The final statement makes it a requirement that there is a nominated key worker for every sarcoma patient. This includes patients whose care and treatment is co-ordinated through a site MDT (such as Upper GI or Gynae). It makes it an imperative that in agreeing that a site MDT can look after a patient this statement is observed by the site MDT. There is also the implication that a single person in a sarcoma MDT is not adequate for this role. Illness, holidays, training all take people away from their duties and it is essential that patients do not lose this kind of contact. So trained cover is a minimum requirement.

At first sight these standards look quite gentle. Close examination shows that there are some big nitty-gritty issues hidden in them, as I am sure you can see, and it will be something of a challenge to attitudes and behaviour to make this work. The sarcoma network in England has been slowly coming together and with the BSG now properly constituted and ready to take some actions and decisions, together with a Sarcoma CRG which is clinically led and has a role with commissioners, we have a structure which could initiate action and deliver new benefit to patients.

Cast into oblivion

Among the cancer drugs refused continuing funding through the revised Cancer Drugs Fund are three treatments for sarcoma, one of the groups of rare cancers.

Sarcoma patients are used to discrimination through rarity – they have suffered for decades. When a drug company decides to test its new treatments in sarcoma it is welcomed, but few drugs survive the trials process. When one does survive, showing benefit to patients, it is fair to expect it to be accepted by funding bodies such as the NHS.

Two recent drugs that have come through this process are pazopanib (Votrient) for advanced soft tissue sarcoma and regorafenib (Stivarga) for 3rd line use with GIST. Another drug, pegylated doxorubicin (Caelyx) had shown real value for the treatment of cardiac sarcoma patients.

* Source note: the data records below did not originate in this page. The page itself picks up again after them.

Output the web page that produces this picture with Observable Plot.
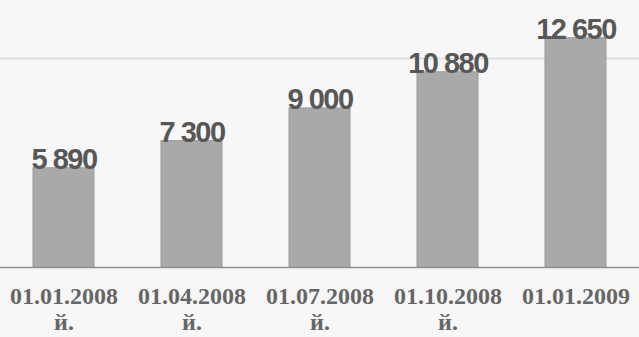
<!DOCTYPE html>
<html>
<head>
<meta charset="utf-8">
<script src="https://cdn.jsdelivr.net/npm/d3@7"></script>
<script src="https://cdn.jsdelivr.net/npm/@observablehq/plot@0.6"></script>
<style>
  html, body { margin: 0; padding: 0; background: #f7f7f7; }
  #chart svg { display: block; }
  #chart g[aria-label="text"] text { letter-spacing: -1.5px; }
</style>
</head>
<body>
<div id="chart"></div>
<script>
const dates = ["01.01.2008", "01.04.2008", "01.07.2008", "01.10.2008", "01.01.2009"];
const suffixes = ["й.", "й.", "й.", "й.", ""];
const values = [5890, 7300, 9000, 10880, 12650];
const gridValues = [11600];

const data = dates.map((d, i) => ({date: d, value: values[i]}));
const labelOf = new Map(dates.map((d, i) => [d, suffixes[i] ? d + "\n" + suffixes[i] : d]));
const fmt = d3.formatLocale({thousands: " ", grouping: [3], decimal: ","}).format(",d");

const chart = Plot.plot({
  width: 639,
  height: 337,
  marginTop: 0,
  marginBottom: 70,
  marginLeft: 0,
  marginRight: 0,
  style: {background: "transparent", overflow: "visible"},
  x: {domain: dates, paddingInner: 0.52, paddingOuter: 0.25, label: null},
  y: {domain: [730, 14610], axis: null},
  marks: [
    Plot.ruleY(gridValues, {stroke: "#d8d8d8", strokeWidth: 1.5}),
    Plot.barY(data, {x: "date", y: "value", fill: "#a9a9a9", stroke: "#9a9a9a", strokeWidth: 1, clip: true}),
    Plot.frame({anchor: "bottom", stroke: "#8f8f8f", strokeWidth: 1.5}),
    Plot.text(data, {
      x: "date", y: "value", text: d => fmt(d.value),
      lineAnchor: "bottom", dy: 1,
      fontSize: 29, fontWeight: "bold", fontFamily: "Arial, 'Liberation Sans', sans-serif",
      fill: "#575757"
    }),
    Plot.axisX({
      tickSize: 0, tickPadding: 18, label: null,
      tickFormat: d => labelOf.get(d),
      fontSize: 24, fontWeight: "bold", lineHeight: 1.08,
      fontFamily: "'Times New Roman', 'Liberation Serif', serif",
      fill: "#666666"
    })
  ]
});
document.getElementById("chart").appendChild(chart);
</script>
</body>
</html>
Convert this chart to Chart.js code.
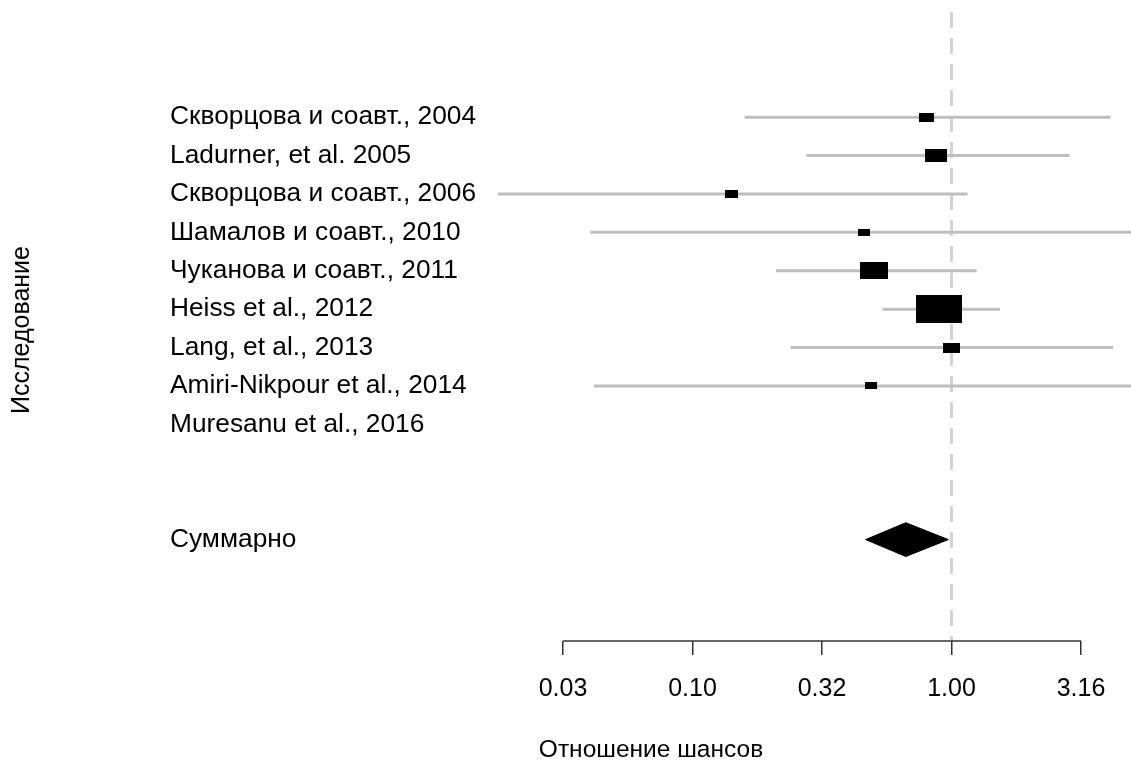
<!DOCTYPE html>
<html>
<head>
<meta charset="utf-8">
<script src="https://cdn.jsdelivr.net/npm/chart.js@4.4.1/dist/chart.umd.min.js"></script>
<style>
html,body{margin:0;padding:0;background:#fff;overflow:hidden}
canvas{display:block}
</style>
</head>
<body>
<canvas id="c" width="1131" height="764"></canvas>
<script>
// ---- data ----
const studies = [
  'Скворцова и соавт., 2004',
  'Ladurner, et al. 2005',
  'Скворцова и соавт., 2006',
  'Шамалов и соавт., 2010',
  'Чуканова и соавт., 2011',
  'Heiss et al., 2012',
  'Lang, et al., 2013',
  'Amiri-Nikpour et al., 2014',
  'Muresanu et al., 2016'
];
const oddsRatio = [0.80, 0.871, 0.1417, 0.461, 0.503, 0.892, 1.00, 0.488, null];
const ciLower   = [0.159, 0.275, 0.0177, 0.0403, 0.210, 0.542, 0.239, 0.0416, null];
const ciUpper   = [4.11, 2.86, 1.153, 7.5, 1.251, 1.539, 4.21, 7.0, null];
const weights   = [9.0, 13.2, 7.6, 7.4, 17.0, 27.6, 10.0, 7.4, null];
const summaryLabel = 'Суммарно';
const summaryOR = [0.666];
const summaryLower = [0.466];
const summaryUpper = [0.972];
const tickExponents = [-1.5, -1, -0.5, 0, 0.5];
const tickLabels = ['0.03', '0.10', '0.32', '1.00', '3.16'];
const xTitle = 'Отношение шансов';
const yTitle = 'Исследование';

// ---- layout / style ----
const FONT = '"Liberation Sans", Arial, sans-serif';
const X_MIN = Math.pow(10, -1.782);
const X_MAX = Math.pow(10, 0.693);
const Y_MIN = -4.64, Y_MAX = 12.05;
const SUMMARY_ROW = -2;
const DIAMOND_HALF = 0.44;
const rows = studies.map((_, i) => studies.length - i);

function boxCanvas(w) {
  const bw = Math.max(2, Math.round(w * 1.667));
  const bh = Math.max(2, Math.round(bw * 0.6));
  const c = document.createElement('canvas');
  c.width = bw; c.height = bh;
  const g = c.getContext('2d');
  g.fillStyle = '#000';
  g.fillRect(0, 0, bw, bh);
  return c;
}

const datasets = [];
// boxes (on top)
const boxPts = [], boxStyles = [];
studies.forEach((s, i) => {
  if (oddsRatio[i] == null) return;
  boxPts.push({x: oddsRatio[i], y: rows[i]});
  boxStyles.push(boxCanvas(weights[i]));
});
datasets.push({
  data: boxPts, pointStyle: boxStyles, pointRadius: 5, pointHoverRadius: 5,
  showLine: false, order: 0
});
// summary diamond
datasets.push({
  data: [
    {x: summaryLower[0], y: SUMMARY_ROW},
    {x: summaryOR[0], y: SUMMARY_ROW + DIAMOND_HALF},
    {x: summaryUpper[0], y: SUMMARY_ROW},
    {x: summaryOR[0], y: SUMMARY_ROW - DIAMOND_HALF},
    {x: summaryLower[0], y: SUMMARY_ROW}
  ],
  showLine: true, fill: 'shape', backgroundColor: '#000', borderColor: '#000',
  borderWidth: 1, pointRadius: 0, tension: 0, order: 0
});
// CI lines
studies.forEach((s, i) => {
  if (ciLower[i] == null) return;
  datasets.push({
    data: [{x: ciLower[i], y: rows[i]}, {x: ciUpper[i], y: rows[i]}],
    showLine: true, borderColor: '#bebebe', borderWidth: 3, pointRadius: 0,
    fill: false, order: 1
  });
});
// reference line at OR = 1
datasets.push({
  data: [{x: 1, y: Y_MAX - 0.31}, {x: 1, y: Y_MIN}],
  showLine: true, borderColor: '#d3d3d3', borderWidth: 3, borderDash: [16, 10],
  pointRadius: 0, fill: false, order: 2
});

const labelByRow = {};
rows.forEach((r, i) => labelByRow[r] = studies[i]);
labelByRow[SUMMARY_ROW] = summaryLabel;

const extras = {
  id: 'extras',
  afterDraw(chart) {
    const ctx = chart.ctx;
    const xs = chart.scales.x;
    const yb = chart.chartArea.bottom;
    ctx.save();
    ctx.strokeStyle = '#333';
    ctx.lineWidth = 1.5;
    ctx.beginPath();
    ctx.moveTo(xs.getPixelForValue(Math.pow(10, tickExponents[0])), yb);
    ctx.lineTo(xs.getPixelForValue(Math.pow(10, tickExponents[tickExponents.length - 1])), yb);
    ctx.stroke();
    ctx.fillStyle = '#000';
    ctx.textAlign = 'center';
    ctx.textBaseline = 'middle';
    ctx.font = '24.5px ' + FONT;
    ctx.fillText(xTitle, 651, 750);
    ctx.font = '25px ' + FONT;
    ctx.translate(22, 330);
    ctx.rotate(-Math.PI / 2);
    ctx.fillText(yTitle, 0, 0);
    ctx.restore();
  }
};

new Chart(document.getElementById('c'), {
  type: 'scatter',
  data: {datasets},
  plugins: [extras],
  options: {
    responsive: false,
    animation: false,
    devicePixelRatio: 1,
    layout: {autoPadding: false, padding: {left: 170, right: 0, top: 0, bottom: 0}},
    plugins: {legend: {display: false}, tooltip: {enabled: false}},
    scales: {
      x: {
        type: 'logarithmic', min: X_MIN, max: X_MAX, bounds: 'data',
        afterBuildTicks(scale) {
          scale.ticks = tickExponents.map(e => ({value: Math.pow(10, e)}));
        },
        afterFit(scale) {
          scale.height = 123;
          scale.paddingLeft = 0; scale.paddingRight = 0;
        },
        ticks: {
          autoSkip: false, maxRotation: 0, padding: 19, color: '#000',
          font: {family: FONT, size: 25},
          callback: (v, i) => tickLabels[i]
        },
        grid: {drawOnChartArea: false, drawTicks: true, tickLength: 14, color: '#333', lineWidth: 1.5},
        border: {display: false}
      },
      y: {
        type: 'linear', min: Y_MIN, max: Y_MAX,
        afterBuildTicks(scale) {
          scale.ticks = rows.concat([SUMMARY_ROW]).map(v => ({value: v}));
        },
        afterFit(scale) {
          scale.width = 320;
          scale.paddingTop = 0; scale.paddingBottom = 0;
        },
        ticks: {
          autoSkip: false, crossAlign: 'far', padding: 0, color: '#000',
          font: {family: FONT, size: 26.3},
          callback: (v) => labelByRow[v]
        },
        grid: {display: false},
        border: {display: false}
      }
    }
  }
});
</script>
</body>
</html>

The first two have been refused appraisals by NICE because it is judged they are applicable to so few patients that the costs would be disproportionate. The third will never be appraised by NICE because it is an off-label treatment for which a licensed indication is unlikely when only a handful of patients are treated each year.

All have now been refused funding by the Cancer Drugs Fund. I estimate that they account for between £1 to £2m of the CDF budget and more than 10% of the refused drugs.

They have no other route to NHS approval. They represent half of the new generation drugs licensed for sarcoma. Patients have been benefiting but now, using criteria valid for commoner cancers but not for rare situations, they have been de-listed.

This is blatant discrimination against rarity.